Shaun Caleb led a master class on El Dorado Rum recently in Toronto.
Shaun Caleb holds a chemical engineering degree from Princeton, but he’s applied his education in science to the art of making rum. Caleb is the Master Distiller at El Dorado Rum in Guyana and was in town this week promoting the products he makes on the banks of the Demerara River. Long time GFR readers will recall that Jamie Drummond traveled to Guyana in 2012 to post this report on El Dorado as a guest of Woodman Wines and Spirits. Woodman is El Dorado’s Ontario importing agency (and, full disclosure a Good Food Fighter sponsor of Good Food Revolution). This week, it was Caleb’s turn to visit Canada, and Woodman hosted a packed room of bartenders and a few journalists who assembled to taste through 10 of his rums, from a young and punchy three year old mixer to a grand 25 year old sipper.

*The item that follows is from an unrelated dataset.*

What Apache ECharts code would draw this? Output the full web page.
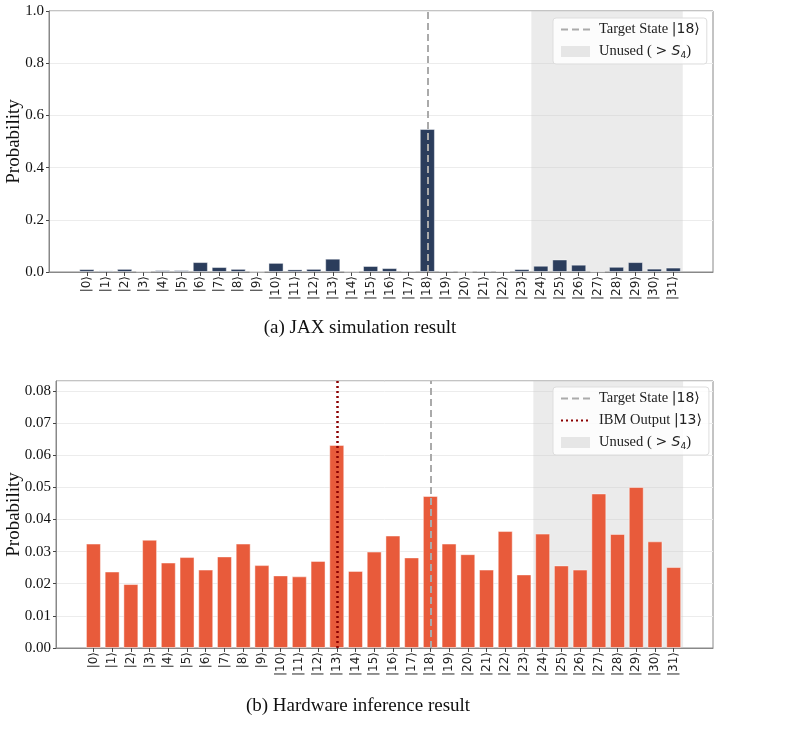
<!DOCTYPE html>
<html>
<head>
<meta charset="utf-8">
<script src="https://cdn.jsdelivr.net/npm/echarts@6/dist/echarts.min.js"></script>
<style>
html, body { margin: 0; background: #fff; }
#chart { width: 798px; height: 743px; }
</style>
</head>
<body>
<div id="chart"></div>
<script>
const states = ['|0⟩','|1⟩','|2⟩','|3⟩','|4⟩','|5⟩','|6⟩','|7⟩','|8⟩','|9⟩','|10⟩','|11⟩','|12⟩','|13⟩','|14⟩','|15⟩',
    '|16⟩','|17⟩','|18⟩','|19⟩','|20⟩','|21⟩','|22⟩','|23⟩','|24⟩','|25⟩','|26⟩','|27⟩','|28⟩','|29⟩','|30⟩','|31⟩'];
const stateIndex = [0,1,2,3,4,5,6,7,8,9,10,11,12,13,14,15,16,17,18,19,20,21,22,23,24,25,26,27,28,29,30,31];

// (a) JAX simulation
const jaxProbs = [0.011,0.006,0.012,0.002,0.007,0.007,0.038,0.019,0.012,0.0005,0.035,0.010,0.012,0.051,0.001,0.023,
    0.015,0.005,0.548,0.005,0.001,0.005,0.004,0.011,0.024,0.048,0.028,0.002,0.020,0.038,0.013,0.017];
// (b) hardware run
const ibmProbs = [0.0325,0.0238,0.0199,0.0337,0.0266,0.0283,0.0244,0.0285,0.0325,0.0258,0.0226,0.0223,0.0271,0.0632,0.0240,0.0300,
    0.0350,0.0282,0.0473,0.0325,0.0292,0.0244,0.0364,0.0229,0.0356,0.0257,0.0244,0.0481,0.0355,0.0501,0.0332,0.0252];

const targetState = 18;
const ibmOutput = 13;
const unusedRange = [23.5, 31.5];
const xRange = [-2, 33.1];
const topYMax = 1.0;
const bottomYMax = 0.0831;

const nameTarget = 'Target State |18⟩';
const nameIbm = 'IBM Output |13⟩';
const nameUnused = 'Unused ( > S4)';

const serif = "'Liberation Serif', 'Times New Roman', serif";
const sans = "'DejaVu Sans', sans-serif";

function legendLabel(name) {
    name = name.trim();
    if (name === nameUnused) {
        return '{t|Unused ( }{k|> }{i|S}{sub|4}{t|)}';
    }
    const cut = name.indexOf('|');
    return '{t|' + name.slice(0, cut) + '}{k|' + name.slice(cut) + '}';
}

const legendBase = {
    orient: 'vertical',
    left: 553,
    itemWidth: 29,
    itemHeight: 11,
    itemGap: 7,
    padding: [4, 7],
    backgroundColor: 'rgba(255,255,255,0.85)',
    borderColor: '#dddddd',
    borderWidth: 1,
    borderRadius: 3,
    formatter: legendLabel,
    textStyle: {
        fontFamily: serif,
        fontSize: 14,
        color: '#222',
        padding: [0, 0, 0, 4],
        rich: {
            t: {fontFamily: serif, fontSize: 14.5, color: '#222'},
            k: {fontFamily: sans, fontSize: 14, color: '#222'},
            i: {fontFamily: sans, fontStyle: 'italic', fontSize: 14, color: '#222'},
            sub: {fontFamily: sans, fontSize: 9, color: '#222', padding: [8, 0, 0, 0]}
        }
    }
};

// line-only legend entry (hide the symbol ECharts puts on line icons)
const lineEntry = name => ({name: name, itemStyle: {opacity: 0}});

function xAxisFor(gridIndex) {
    return {
        type: 'value',
        gridIndex: gridIndex,
        min: xRange[0],
        max: xRange[1],
        axisLine: {show: true, onZero: false, lineStyle: {color: '#888'}},
        splitLine: {show: false},
        axisTick: {show: true, length: 4, customValues: stateIndex, lineStyle: {color: '#444'}},
        axisLabel: {
            customValues: stateIndex,
            rotate: 90,
            margin: 4,
            fontFamily: sans,
            fontSize: 12,
            color: '#222',
            formatter: v => states[v]
        }
    };
}

function yAxisFor(gridIndex, max, interval, digits, nameGap, showMax) {
    return {
        type: 'value',
        gridIndex: gridIndex,
        min: 0,
        max: max,
        interval: interval,
        name: 'Probability',
        nameLocation: 'middle',
        nameGap: nameGap,
        nameMoveOverlap: false,
        nameTextStyle: {fontFamily: serif, fontSize: 19, color: '#111'},
        axisLine: {show: true, onZero: false, lineStyle: {color: '#888'}},
        axisTick: {show: true, length: 3, lineStyle: {color: '#444'}},
        splitLine: {show: true, lineStyle: {color: '#ececec'}},
        axisLabel: {
            fontFamily: serif,
            fontSize: 15,
            color: '#111',
            margin: 5,
            showMaxLabel: showMax,
            formatter: v => v.toFixed(digits)
        }
    };
}

function vLine(name, axis, value, color, type, width) {
    return {
        name: name,
        type: 'line',
        xAxisIndex: axis,
        yAxisIndex: axis,
        data: [],
        symbol: 'none',
        z: 5,
        itemStyle: {color: color},
        lineStyle: {color: color, type: type, width: width},
        markLine: {
            silent: true,
            symbol: ['none', 'none'],
            label: {show: false},
            lineStyle: {color: color, type: type, width: width},
            data: [{xAxis: value}]
        }
    };
}

function unusedArea(name, axis) {
    return {
        name: name,
        type: 'line',
        xAxisIndex: axis,
        yAxisIndex: axis,
        data: [],
        symbol: 'none',
        z: 0,
        itemStyle: {color: '#e6e6e6'},
        lineStyle: {color: '#e6e6e6'},
        markArea: {
            silent: true,
            itemStyle: {color: 'rgba(200,200,200,0.36)'},
            data: [[{xAxis: unusedRange[0]}, {xAxis: unusedRange[1]}]]
        }
    };
}

function bars(axis, values, color) {
    return {
        type: 'bar',
        xAxisIndex: axis,
        yAxisIndex: axis,
        barWidth: '80%',
        z: 2,
        itemStyle: {color: color, borderColor: 'rgba(255,255,255,0.45)', borderWidth: 1},
        data: values.map((v, i) => [stateIndex[i], v])
    };
}

const option = {
    animation: false,
    backgroundColor: '#fff',
    grid: [
        {left: 49, right: 85, top: 11, height: 261, outerBoundsMode: 'none', containLabel: false,
            show: true, borderColor: '#888', borderWidth: 1},
        {left: 56, right: 85, top: 381, height: 267, outerBoundsMode: 'none', containLabel: false,
            show: true, borderColor: '#888', borderWidth: 1}
    ],
    xAxis: [xAxisFor(0), xAxisFor(1)],
    yAxis: [
        yAxisFor(0, topYMax, 0.2, 1, 25, true),
        yAxisFor(1, bottomYMax, 0.01, 2, 32, false)
    ],
    legend: [
        Object.assign({}, legendBase, {
            top: 18,
            data: [lineEntry(nameTarget), {name: nameUnused, icon: 'rect'}]
        }),
        Object.assign({}, legendBase, {
            top: 387,
            data: [lineEntry(nameTarget + ' '), lineEntry(nameIbm), {name: nameUnused + ' ', icon: 'rect'}]
        })
    ],
    graphic: [
        {type: 'text', x: 360, y: 328, style: {text: '(a) JAX simulation result', font: '19px ' + serif, fill: '#111', textAlign: 'center', textVerticalAlign: 'middle'}},
        {type: 'text', x: 358, y: 706, style: {text: '(b) Hardware inference result', font: '19px ' + serif, fill: '#111', textAlign: 'center', textVerticalAlign: 'middle'}}
    ],
    series: [
        unusedArea(nameUnused, 0),
        bars(0, jaxProbs, '#2b3d5c'),
        vLine(nameTarget, 0, targetState, '#aaaaaa', [7, 4], 2),
        unusedArea(nameUnused + ' ', 1),
        bars(1, ibmProbs, '#e85b3b'),
        vLine(nameTarget + ' ', 1, targetState, '#aaaaaa', [7, 4], 2),
        vLine(nameIbm, 1, ibmOutput, '#8b0000', [2, 3], 2.5)
    ]
};

const chart = echarts.init(document.getElementById('chart'));
chart.setOption(option);
</script>
</body>
</html>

Caleb began with a quick history of Guyana since colonial times. The story of Guyana is the story of sugar, and where sugarcane is grown and refined, rum is always made from its molasses. The rum from the Demerara River region, which gives its name to that distinct type of brown sugar, was the principal supplier to the Royal Navy. The story of rum and the story of the South American country that considers itself Caribbean are thoroughly entwined.
The range of El Dorado rums we tasted was impressive and varied. Age and cask conditioning surely played their role in the distinctions between the drinks, but Caleb told us that he believed the real terroir (my word, not his) to El Dorado rum was in the still. Because of Guyana’s long rum history, and because of it’s more recent post-colonial history, which includes consolidation, nationalization and re-privatization of the rum industry, the Demerara Distillery, that makes El Dorado rum, possess some very old stills. Some of these are actually made (mostly) of greenheart wood, and these wooden stills impart particular flavours into their distillates. A great deal of Caleb’s job is too figure out the blend in each rum from batches made in his various stills. Each rum has its own unique blend. For all of that, there is a seem of flavour that connects all the El Dorado rums we tasted: the sugar, or more accurately a caramel taste. El Dorado really tastes like the famous sugar it’s made from.
At $60 for a 750ml bottle, the El Dorado 15 Year Old Rum (LCBO# 705418) is an elegant sipping rum, with an exceptionally long finish. Caramel notes mix with butterscotch, honey and sweet almond flavours. I’d serve it with dessert, instead of after. Vanilla ice cream seems like the perfect pairing.